Though I wish I didn’t have to resort to martial arts to not be abused, Kung Fu gave me more than I could ever hope. Sure, I was able to defend myself, and by the end of the school year, I was no longer regularly beaten. Over the next couple of years, only a handful of the older kids gave it a shot, and I’m happy to say, I lived to tell the tale. But Kung Fu gave me more than that: it gave me discipline. Friends. Something to aspire to. I received my black belt as I got into high school, and when I served in the Paraguayan Army, the lessons learned in that dingy gym in my home town really came into their own.

The Conclusion

Digression aside, I understand Oskar’s plight. Kung Fu was my Eli, in a way. It allowed me to overcome my oppressors. When I was being beaten to a pulp in the 90s, I was even the same age as Oskar and Eli were in the film. But watching the film all those years later, I’d realized something quite profound, something that hadn’t really occurred to me. And I want to share it with you, before we part ways.

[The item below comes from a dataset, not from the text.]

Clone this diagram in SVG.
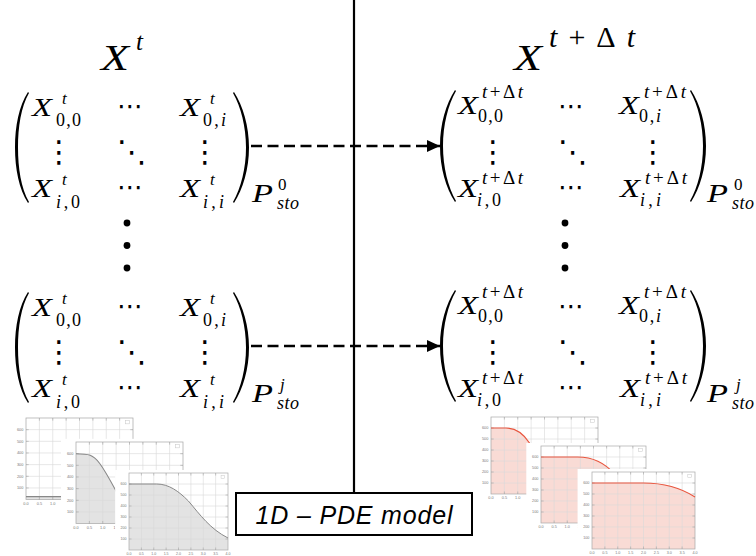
<svg xmlns="http://www.w3.org/2000/svg" xmlns:xlink="http://www.w3.org/1999/xlink" width="756" height="556" viewBox="0 0 756 556">
<style>
.m{font-family:"Liberation Serif","DejaVu Serif",serif;font-style:italic;fill:#000}
.up{font-style:normal}
.b{font-size:25px}
.s{font-size:17px}
.ss{font-size:18px}
.sd{font-size:19px}
.hd{font-family:"DejaVu Sans",sans-serif;font-size:26px;fill:#000}
.vd{font-family:"DejaVu Sans",sans-serif;font-size:30px;fill:#000}
.par{fill:#000}
.grid{stroke:#d9d9d9;stroke-width:0.6;fill:none}
.frame{stroke:#aaa;stroke-width:0.7;fill:none}
.tick{stroke:#999;stroke-width:0.5}
.tl{font-family:"Liberation Sans",sans-serif;font-size:3.6px;fill:#777}
.gfill{fill:#e3e3e3}
.gline{fill:none;stroke:#888;stroke-width:1}
.rfill{fill:#f9dbd5}
.rline{fill:none;stroke:#e8553e;stroke-width:1.1}
.dash{stroke:#000;stroke-width:2.4;stroke-dasharray:11 5.5;fill:none}
</style>
<defs>
<marker id="ah" markerUnits="userSpaceOnUse" markerWidth="14" markerHeight="13" refX="13" refY="6" orient="auto">
<path d="M0,0 L13,6 L0,12 Z" fill="#000"/>
</marker>
<g id="pbg"><rect x="-14" y="-3" width="118" height="88" fill="#fff"/></g>
<g id="pgrid">
<path class="grid" d="M12.5,0V77M25,0V77M37.5,0V77M50,0V77M62.5,0V77M75,0V77M87.5,0V77M0,11H100M0,22H100M0,33H100M0,44H100M0,55H100M0,66H100"/>
<rect class="frame" x="0" y="0" width="100" height="77"/>
<path class="tick" d="M12.5,0v2.5M25,0v2.5M37.5,0v2.5M50,0v2.5M62.5,0v2.5M75,0v2.5M87.5,0v2.5M12.5,77v-2.5M25,77v-2.5M37.5,77v-2.5M50,77v-2.5M62.5,77v-2.5M75,77v-2.5M87.5,77v-2.5M0,11h2.5M0,22h2.5M0,33h2.5M0,44h2.5M0,55h2.5M0,66h2.5M100,11h-2.5M100,22h-2.5M100,33h-2.5M100,44h-2.5M100,55h-2.5M100,66h-2.5"/>
<rect x="93" y="2.5" width="3.5" height="3" fill="#fff" stroke="#c8c8c8" stroke-width="0.5"/>
<g class="tl" text-anchor="end">
<text x="-2.5" y="12.3">600</text><text x="-2.5" y="23.3">500</text><text x="-2.5" y="34.3">400</text><text x="-2.5" y="45.3">300</text><text x="-2.5" y="56.3">200</text><text x="-2.5" y="67.3">100</text>
</g>
<g class="tl" text-anchor="middle">
<text x="0" y="82">0.0</text><text x="12.5" y="82">0.5</text><text x="25" y="82">1.0</text><text x="37.5" y="82">1.5</text><text x="50" y="82">2.0</text><text x="62.5" y="82">2.5</text><text x="75" y="82">3.0</text><text x="87.5" y="82">3.5</text><text x="100" y="82">4.0</text>
</g>
</g>
</defs>

<rect width="756" height="556" fill="#fff"/>

<g id="divider"><line x1="354" y1="0" x2="354" y2="493" stroke="#000" stroke-width="2.2"/></g>

<g id="title-t">
<text class="m" x="101" y="70" font-size="36" textLength="28" lengthAdjust="spacingAndGlyphs">X</text>
<text class="m" x="136" y="50" font-size="25">t</text>
</g>
<g id="title-tdt">
<text class="m" x="514" y="70" font-size="36" textLength="28" lengthAdjust="spacingAndGlyphs">X</text>
<text class="m" x="549" y="47" font-size="30" textLength="86">t<tspan class="up">+Δ</tspan>t</text>
</g>

<g id="matrix-t-0">
<path class="par" d="M28,92 C19,106 15,126 15,147.5 C15,169 19,189 28,203 L29,202 C21,188 18,168 18,147.5 C18,127 21,107 29,93 Z"/>
<path class="par" d="M234,92 C243,106 249,126 249,147.5 C249,169 243,189 234,203 L233,202 C241,188 246,168 246,147.5 C246,127 241,107 233,93 Z"/>
<text class="m b" x="32" y="116" textLength="20" lengthAdjust="spacingAndGlyphs">X</text>
<text class="m s" x="62" y="104">t</text>
<text class="m ss" x="56" y="126" textLength="25"><tspan class="up">0,0</tspan></text>
<text class="hd" x="130" y="114.5" text-anchor="middle">⋯</text>
<text class="m b" x="180" y="116" textLength="20" lengthAdjust="spacingAndGlyphs">X</text>
<text class="m s" x="210" y="104">t</text>
<text class="m ss" x="203" y="126" textLength="23"><tspan class="up">0,</tspan>i</text>
<text class="vd" x="59" y="162" text-anchor="middle">⋮</text>
<text class="vd" x="132" y="162" text-anchor="middle">⋱</text>
<text class="vd" x="205" y="162" text-anchor="middle">⋮</text>
<text class="m b" x="32" y="197" textLength="20" lengthAdjust="spacingAndGlyphs">X</text>
<text class="m s" x="62" y="185">t</text>
<text class="m ss" x="56" y="208" textLength="24">i<tspan class="up">,0</tspan></text>
<text class="hd" x="130" y="196" text-anchor="middle">⋯</text>
<text class="m b" x="180" y="197" textLength="20" lengthAdjust="spacingAndGlyphs">X</text>
<text class="m s" x="210" y="185">t</text>
<text class="m ss" x="203" y="208" textLength="21">i<tspan class="up">,</tspan>i</text>
<text class="m b" x="252" y="202" textLength="21" lengthAdjust="spacingAndGlyphs">P</text>
<text class="m s up" x="278" y="190">0</text>
<text class="m ss" x="277" y="209" textLength="22">sto</text>
</g>

<g id="matrix-t-j" transform="translate(0,200)">
<path class="par" d="M28,92 C19,106 15,126 15,147.5 C15,169 19,189 28,203 L29,202 C21,188 18,168 18,147.5 C18,127 21,107 29,93 Z"/>
<path class="par" d="M234,92 C243,106 249,126 249,147.5 C249,169 243,189 234,203 L233,202 C241,188 246,168 246,147.5 C246,127 241,107 233,93 Z"/>
<text class="m b" x="32" y="116" textLength="20" lengthAdjust="spacingAndGlyphs">X</text>
<text class="m s" x="62" y="104">t</text>
<text class="m ss" x="56" y="126" textLength="25"><tspan class="up">0,0</tspan></text>
<text class="hd" x="130" y="114.5" text-anchor="middle">⋯</text>
<text class="m b" x="180" y="116" textLength="20" lengthAdjust="spacingAndGlyphs">X</text>
<text class="m s" x="210" y="104">t</text>
<text class="m ss" x="203" y="126" textLength="23"><tspan class="up">0,</tspan>i</text>
<text class="vd" x="59" y="162" text-anchor="middle">⋮</text>
<text class="vd" x="132" y="162" text-anchor="middle">⋱</text>
<text class="vd" x="205" y="162" text-anchor="middle">⋮</text>
<text class="m b" x="32" y="197" textLength="20" lengthAdjust="spacingAndGlyphs">X</text>
<text class="m s" x="62" y="185">t</text>
<text class="m ss" x="56" y="208" textLength="24">i<tspan class="up">,0</tspan></text>
<text class="hd" x="130" y="196" text-anchor="middle">⋯</text>
<text class="m b" x="180" y="197" textLength="20" lengthAdjust="spacingAndGlyphs">X</text>
<text class="m s" x="210" y="185">t</text>
<text class="m ss" x="203" y="208" textLength="21">i<tspan class="up">,</tspan>i</text>
<text class="m b" x="252" y="202" textLength="21" lengthAdjust="spacingAndGlyphs">P</text>
<text class="m s" x="280" y="190">j</text>
<text class="m ss" x="277" y="209" textLength="22">sto</text>
</g>

<g id="matrix-tdt-0">
<path class="par" d="M455,90 C446,104 440,124 440,146 C440,168 446,188 455,202 L456,201 C448,187 443,167 443,146 C443,125 448,105 456,91 Z"/>
<path class="par" d="M691,90 C700,104 706,124 706,146 C706,168 700,188 691,202 L690,201 C698,187 703,167 703,146 C703,125 698,105 690,91 Z"/>
<text class="m b" x="458" y="114" textLength="20" lengthAdjust="spacingAndGlyphs">X</text>
<text class="m sd" x="482" y="98" textLength="41">t<tspan class="up">+Δ</tspan>t</text>
<text class="m ss" x="478" y="122" textLength="25"><tspan class="up">0,0</tspan></text>
<text class="hd" x="571" y="115" text-anchor="middle">⋯</text>
<text class="m b" x="619" y="114" textLength="20" lengthAdjust="spacingAndGlyphs">X</text>
<text class="m sd" x="644" y="98" textLength="42">t<tspan class="up">+Δ</tspan>t</text>
<text class="m ss" x="639" y="122" textLength="22"><tspan class="up">0,</tspan>i</text>
<text class="vd" x="493" y="162" text-anchor="middle">⋮</text>
<text class="vd" x="573" y="162" text-anchor="middle">⋱</text>
<text class="vd" x="653" y="162" text-anchor="middle">⋮</text>
<text class="m b" x="458" y="197" textLength="20" lengthAdjust="spacingAndGlyphs">X</text>
<text class="m sd" x="482" y="184" textLength="41">t<tspan class="up">+Δ</tspan>t</text>
<text class="m ss" x="477" y="206" textLength="24">i<tspan class="up">,0</tspan></text>
<text class="hd" x="571" y="196" text-anchor="middle">⋯</text>
<text class="m b" x="620" y="197" textLength="20" lengthAdjust="spacingAndGlyphs">X</text>
<text class="m sd" x="645" y="184" textLength="42">t<tspan class="up">+Δ</tspan>t</text>
<text class="m ss" x="640" y="206" textLength="21">i<tspan class="up">,</tspan>i</text>
<text class="m b" x="707" y="202" textLength="21" lengthAdjust="spacingAndGlyphs">P</text>
<text class="m s up" x="734" y="190">0</text>
<text class="m ss" x="732" y="209" textLength="22">sto</text>
</g>

<g id="matrix-tdt-j" transform="translate(0,200)">
<path class="par" d="M455,90 C446,104 440,124 440,146 C440,168 446,188 455,202 L456,201 C448,187 443,167 443,146 C443,125 448,105 456,91 Z"/>
<path class="par" d="M691,90 C700,104 706,124 706,146 C706,168 700,188 691,202 L690,201 C698,187 703,167 703,146 C703,125 698,105 690,91 Z"/>
<text class="m b" x="458" y="114" textLength="20" lengthAdjust="spacingAndGlyphs">X</text>
<text class="m sd" x="482" y="98" textLength="41">t<tspan class="up">+Δ</tspan>t</text>
<text class="m ss" x="478" y="122" textLength="25"><tspan class="up">0,0</tspan></text>
<text class="hd" x="571" y="115" text-anchor="middle">⋯</text>
<text class="m b" x="619" y="114" textLength="20" lengthAdjust="spacingAndGlyphs">X</text>
<text class="m sd" x="644" y="98" textLength="42">t<tspan class="up">+Δ</tspan>t</text>
<text class="m ss" x="639" y="122" textLength="22"><tspan class="up">0,</tspan>i</text>
<text class="vd" x="493" y="162" text-anchor="middle">⋮</text>
<text class="vd" x="573" y="162" text-anchor="middle">⋱</text>
<text class="vd" x="653" y="162" text-anchor="middle">⋮</text>
<text class="m b" x="458" y="197" textLength="20" lengthAdjust="spacingAndGlyphs">X</text>
<text class="m sd" x="482" y="184" textLength="41">t<tspan class="up">+Δ</tspan>t</text>
<text class="m ss" x="477" y="206" textLength="24">i<tspan class="up">,0</tspan></text>
<text class="hd" x="571" y="196" text-anchor="middle">⋯</text>
<text class="m b" x="620" y="197" textLength="20" lengthAdjust="spacingAndGlyphs">X</text>
<text class="m sd" x="645" y="184" textLength="42">t<tspan class="up">+Δ</tspan>t</text>
<text class="m ss" x="640" y="206" textLength="21">i<tspan class="up">,</tspan>i</text>
<text class="m b" x="707" y="202" textLength="21" lengthAdjust="spacingAndGlyphs">P</text>
<text class="m s" x="736" y="190">j</text>
<text class="m ss" x="732" y="209" textLength="22">sto</text>
</g>

<g id="ellipsis-left"><circle cx="127" cy="223" r="3.4"/><circle cx="127" cy="245.5" r="3.4"/><circle cx="127" cy="268" r="3.4"/></g>
<g id="ellipsis-right"><circle cx="565" cy="223" r="3.4"/><circle cx="565" cy="245.5" r="3.4"/><circle cx="565" cy="268" r="3.4"/></g>

<g id="connectors">
<line class="dash" x1="251" y1="146" x2="440" y2="146" marker-end="url(#ah)"/>
<line class="dash" x1="251" y1="346" x2="440" y2="346" marker-end="url(#ah)"/>
</g>

<g id="plots-left">
<g transform="translate(26,418) scale(1.07,1.06)">
<use href="#pbg"/>
<path class="gfill" d="M0,74.2 H100 V77 H0 Z"/>
<use href="#pgrid"/>
<path class="gline" d="M0,74.2 H100"/>
</g>
<g transform="translate(76,442) scale(1.07,1.06)">
<use href="#pbg"/>
<path class="gfill" d="M0,11 C12,11 16,12 22,20 C28,28 34,40 40,51 C45,60 50,70 58,74 L100,75 V77 H0 Z"/>
<use href="#pgrid"/>
<path class="gline" d="M0,11 C12,11 16,12 22,20 C28,28 34,40 40,51 C45,60 50,70 58,74 L100,75"/>
</g>
<g transform="translate(129,473) scale(0.99,1)">
<use href="#pbg"/>
<path class="gfill" d="M0,11 L28,11 C40,11 50,18 60,28 C72,42 82,56 100,65 V77 H0 Z"/>
<use href="#pgrid"/>
<path class="gline" d="M0,11 L28,11 C40,11 50,18 60,28 C72,42 82,56 100,65"/>
</g>
</g>

<g id="plots-right">
<g transform="translate(491,417) scale(1.07,1)">
<use href="#pbg"/>
<path class="rfill" d="M0,11 L14,11 C22,11 30,16 36,26 L50,50 C56,62 62,70 72,74 L100,76 V77 H0 Z"/>
<use href="#pgrid"/>
<path class="rline" d="M0,11 L14,11 C22,11 30,16 36,26 L50,50 C56,62 62,70 72,74 L100,76"/>
</g>
<g transform="translate(541,446) scale(1.05,1)">
<use href="#pbg"/>
<path class="rfill" d="M0,11 L35,11 C48,11 60,16 70,28 L90,55 L100,66 V77 H0 Z"/>
<use href="#pgrid"/>
<path class="rline" d="M0,11 L35,11 C48,11 60,16 70,28 L90,55 L100,66"/>
</g>
<g transform="translate(592,472) scale(1.03,1)">
<use href="#pbg"/>
<path class="rfill" d="M0,11 L50,11 C68,11 85,15 100,25 V77 H0 Z"/>
<use href="#pgrid"/>
<path class="rline" d="M0,11 L50,11 C68,11 85,15 100,25"/>
</g>
</g>

<g id="model-box">
<rect x="236" y="493" width="236" height="42" fill="#fff" stroke="#000" stroke-width="2"/>
<text x="354" y="524" text-anchor="middle" font-family="'Liberation Sans',sans-serif" font-style="italic" font-size="25" textLength="197">1D – PDE model</text>
</g>
</svg>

Kung Fu, like Eli, allowed me to overcome oppression. But much like Oskar at the end of the film, I had not, perhaps even to this day, realized the full extent of the trauma I had endured. I had not realized, I’m sure, the severity of the abuse I’d suffered, or the implications of the choices I’d made to be able to overcome them.

I wonder how many of us have seen this kind of face in our school hallways over the years.

And that’s what I love about art in general, and film in particular. Sometimes you are just watching a film to see entrails exploding. And that’s great. I adore those experiences. But every so often, a character’s plight is so beautifully crafted to mirror your own, that it acts as a sort of catharsis, a healing process by which we’re able to make peace with our demons.

That was Eli’s final gift for this humble Oskar: to help me overcome, not the bullies of yesterday (Kung Fu had done that), but the demons of today. To be able to put to rest unspeakable horrors from my past, through the cleansing properties of celluloid. And if that’s not the magic of the movies, my friends, I don’t know what is.